- Born: 742?
- Died: 780?
- Concubine or Wife of: Charlemagne
- Issue: Pepin the Hunchback

= Himiltrude =

Concubine or wife of Charlemagne (c. 742 – c. 780)

Himiltrude (c. 742 – c. 780?) was the mother of Charlemagne's first-born son Pepin the Hunchback. Some historians have acknowledged her as the wife of Charlemagne, though she is often referred to as a concubine.

==Life==

Little is known about Himiltrude's origins. Paul the Deacon calls her a "noble girl". The appearance of her name in the fraternity books of Alemannian monasteries may suggest an affiliation with the Germanic Alemannian or Alsatian nobility, while other sources make her the daughter of a Burgundian count and a granddaughter of Grimbert I, Count of Paris. It is not possible, however, to extrapolate any political ramifications from Charlemagne's relationship with Himiltrude.

Himiltrude probably entered into a relationship with Charlemagne during the lifetime of his father, Pepin the Short. When Charlemagne acceded to the throne in 768, Himiltrude remained unnamed in official sources - contrary to the example set by Charlemagne's mother, Bertrada of Laon. Himiltrude bore Charles a son called Pepin. Shortly after Pepin's birth, an alliance was formulated between Charlemagne and the King of the Lombards, Desiderius. To seal the alliance, it was agreed that Charlemagne should marry Desiderius' daughter (called Desiderata by modern scholars).

Himiltrude was dismissed at that time and disappears from historical records. A grave excavated in the monastery of Nivelles was found to contain the corpse of a forty-year-old woman, possibly identifiable with Himiltrude. If so, Himiltrude would appear to have died long after 770, although if and when she retired to Nivelles cannot be deduced. She is named in the confraternity books of Pfäfers, Reichenau, Remiremont and Saint Gall.

Her son Pepin, who had a spinal deformity and was called "the Hunchback", was eclipsed by Charlemagne's sons from his later marriage to Hildegard. Following an attempted rebellion against his father, Pepin was confined to a monastery.

==Marital status==
The nature of Himiltrude's relationship to Charlemagne is a matter of dispute. Charlemagne's biographer Einhard calls her a "concubine" and Paulus Diaconus speaks of Pepin's birth "before legal marriage". A letter by Pope Stephen III seemingly referring to Charlemagne and his brother Carloman as being already married (to Himiltrude and Gerberga), and advising them not to dismiss their wives, has led many historians to believe that Himiltrude and Charlemagne were legally married. however the words employed by the pope could also simply mean that there had only been a promise of marriage and that they were thus only promised to each other. The acts of Adalard of Corbie supports this hypothesis, for his monastic vocation is described as due to the scruple he had regarding Charlemagne's dismissal of Princess Desiderata of the Lombards which occurred before any consummation of the marriage and possibly before any religious ceremony (it is unclear whether the marriage ever took place or if Desiderata only received the homage of the nobility in accordance with her planned future position of Queen of the Franks). If Adalard was scandalised by this dismissal, it is highly unlikely he would have been unfazed about Himiltrude's dismissal, had she truly been married to Charlemagne.

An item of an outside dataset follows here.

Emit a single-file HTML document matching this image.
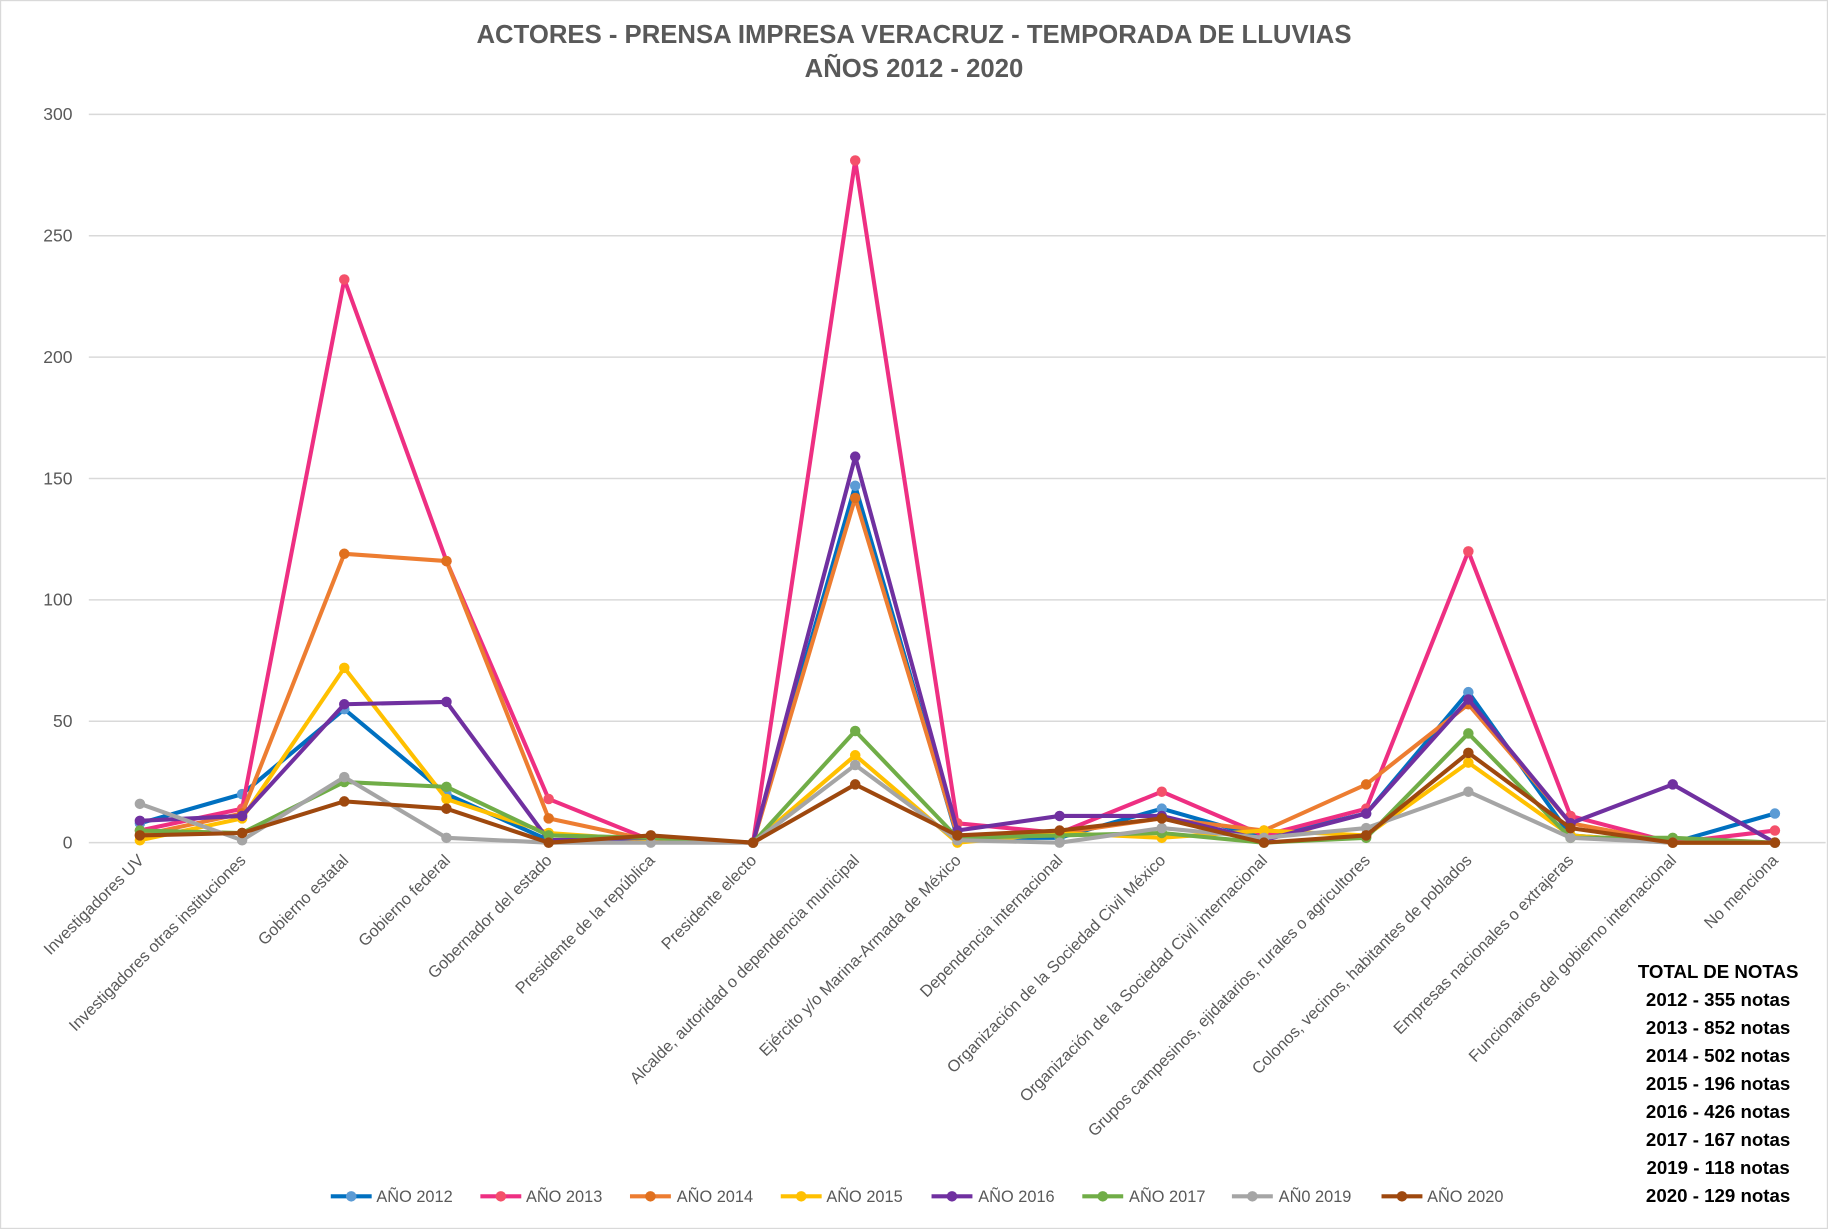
<!DOCTYPE html>
<html><head><meta charset="utf-8"><style>
html,body{margin:0;padding:0;background:#fff}
svg{display:block}
text{font-family:"Liberation Sans",sans-serif}
</style></head><body>
<svg id="s" width="1828" height="1229" viewBox="0 0 1564 1053" preserveAspectRatio="none">
<rect x="0.5" y="0.5" width="1563" height="1052" fill="#fff" stroke="#d9d9d9"/>
<text x="782" y="37" text-anchor="middle" font-size="22" font-weight="bold" fill="#595959">ACTORES  - PRENSA IMPRESA VERACRUZ - TEMPORADA DE LLUVIAS</text>
<text x="782" y="66" text-anchor="middle" font-size="22" font-weight="bold" fill="#595959">AÑOS 2012 - 2020</text>
<g stroke="#d9d9d9" stroke-width="1.3">
<line x1="76" x2="1562" y1="98" y2="98"/><line x1="76" x2="1562" y1="202" y2="202"/><line x1="76" x2="1562" y1="306" y2="306"/><line x1="76" x2="1562" y1="410" y2="410"/><line x1="76" x2="1562" y1="514" y2="514"/><line x1="76" x2="1562" y1="618" y2="618"/><line x1="76" x2="1562" y1="722" y2="722"/>
</g>
<g font-size="15" fill="#595959" text-anchor="end">
<text x="62" y="103">300</text><text x="62" y="207">250</text><text x="62" y="311">200</text><text x="62" y="415">150</text><text x="62" y="519">100</text><text x="62" y="623">50</text><text x="62" y="727">0</text>
</g>
<g font-size="14" fill="#595959" text-anchor="end">
<text transform="translate(124,738) rotate(-45)">Investigadores UV</text>
<text transform="translate(211,738) rotate(-45)">Investigadores otras instituciones</text>
<text transform="translate(299,738) rotate(-45)">Gobierno estatal</text>
<text transform="translate(386,738) rotate(-45)">Gobierno federal</text>
<text transform="translate(473,738) rotate(-45)">Gobernador del estado</text>
<text transform="translate(561,738) rotate(-45)">Presidente de la república</text>
<text transform="translate(648,738) rotate(-45)">Presidente electo</text>
<text transform="translate(736,738) rotate(-45)">Alcalde, autoridad o dependencia municipal</text>
<text transform="translate(823,738) rotate(-45)">Ejército y/o Marina-Armada de México</text>
<text transform="translate(910,738) rotate(-45)">Dependencia internacional</text>
<text transform="translate(998,738) rotate(-45)">Organización de la Sociedad Civil México</text>
<text transform="translate(1085,738) rotate(-45)">Organización de la Sociedad Civil internacional</text>
<text transform="translate(1173,738) rotate(-45)">Grupos campesinos, ejidatarios, rurales o agricultores</text>
<text transform="translate(1260,738) rotate(-45)">Colonos, vecinos, habitantes de poblados</text>
<text transform="translate(1347,738) rotate(-45)">Empresas nacionales o extrajeras</text>
<text transform="translate(1435,738) rotate(-45)">Funcionarios del gobierno internacional</text>
<text transform="translate(1522,738) rotate(-45)">No menciona</text>
</g>
<g id="series"></g>
<g font-size="14" fill="#595959">
<text x="322" y="1030">AÑO 2012</text><text x="450" y="1030">AÑO 2013</text><text x="579" y="1030">AÑO 2014</text><text x="707" y="1030">AÑO 2015</text><text x="837" y="1030">AÑO 2016</text><text x="966" y="1030">AÑO 2017</text><text x="1094" y="1030">AÑ0 2019</text><text x="1221" y="1030">AÑO 2020</text>
</g>
<g font-size="16" font-weight="bold" fill="#000" text-anchor="middle">
<text x="1470" y="838">TOTAL DE NOTAS</text>
<text x="1470" y="862">2012 -  355 notas</text>
<text x="1470" y="886">2013 - 852 notas</text>
<text x="1470" y="910">2014 - 502 notas</text>
<text x="1470" y="934">2015 - 196 notas</text>
<text x="1470" y="958">2016 - 426 notas</text>
<text x="1470" y="982">2017 - 167 notas</text>
<text x="1470" y="1006">2019 - 118 notas</text>
<text x="1470" y="1030">2020 - 129 notas</text>
</g>
</svg>
<script>
var S=[
["#0070C0","#5B9BD5",[8,20,55,20,1,1,0,147,2,2,14,2,12,62,3,0,12],283],
["#EE2F82","#F4506A",[5,14,232,116,18,1,0,281,8,4,21,3,14,120,11,0,5],411],
["#ED7D31","#E0701E",[3,12,119,116,10,1,0,142,3,4,10,5,24,57,8,0,0],539],
["#FFC000","#FFC000",[1,10,72,18,4,1,0,36,0,4,2,5,3,33,3,0,0],668],
["#7030A0","#7030A0",[9,11,57,58,1,2,0,159,5,11,11,1,12,59,8,24,0],797],
["#70AD47","#70AD47",[5,4,25,23,3,2,0,46,2,3,4,0,2,45,2,2,0],926],
["#A5A5A5","#A5A5A5",[16,1,27,2,0,0,0,32,1,0,6,2,6,21,2,0,0],1054],
["#9E480E","#9E480E",[3,4,17,14,0,3,0,24,3,5,10,0,3,37,6,0,0],1182]];
var g=document.getElementById("series"),h="";
S.forEach(function(s){var p=s[2].map(function(v,i){return (119.7+i*87.43).toFixed(1)+","+(722-v*2.08).toFixed(1)}).join(" ");
h+='<polyline points="'+p+'" fill="none" stroke="'+s[0]+'" stroke-width="3.5" stroke-linejoin="round"/>';
s[2].forEach(function(v,i){h+='<circle cx="'+(119.7+i*87.43)+'" cy="'+(722-v*2.08)+'" r="4.5" fill="'+s[1]+'"/>';});
h+='<line x1="'+s[3]+'" x2="'+(s[3]+35)+'" y1="1025" y2="1025" stroke="'+s[0]+'" stroke-width="3.5"/><circle cx="'+(s[3]+17.5)+'" cy="1025" r="4.5" fill="'+s[1]+'"/>';});
g.innerHTML=h;
</script>
</body></html>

Historians have interpreted the information in different ways. Some, such as Pierre Riché, follow Einhard in describing Himiltrude as a concubine. Others, Dieter Hägemann for example, consider Himiltrude a wife in the full sense. Still others subscribe to the idea that the relationship between the two was "something more than concubinage, less than marriage" and describe it as a Friedelehe, a supposed form of marriage unrecognized by the Church and easily dissolvable. This form of relationship is often seen in a conflict between Christian marriage and more flexible Germanic concepts.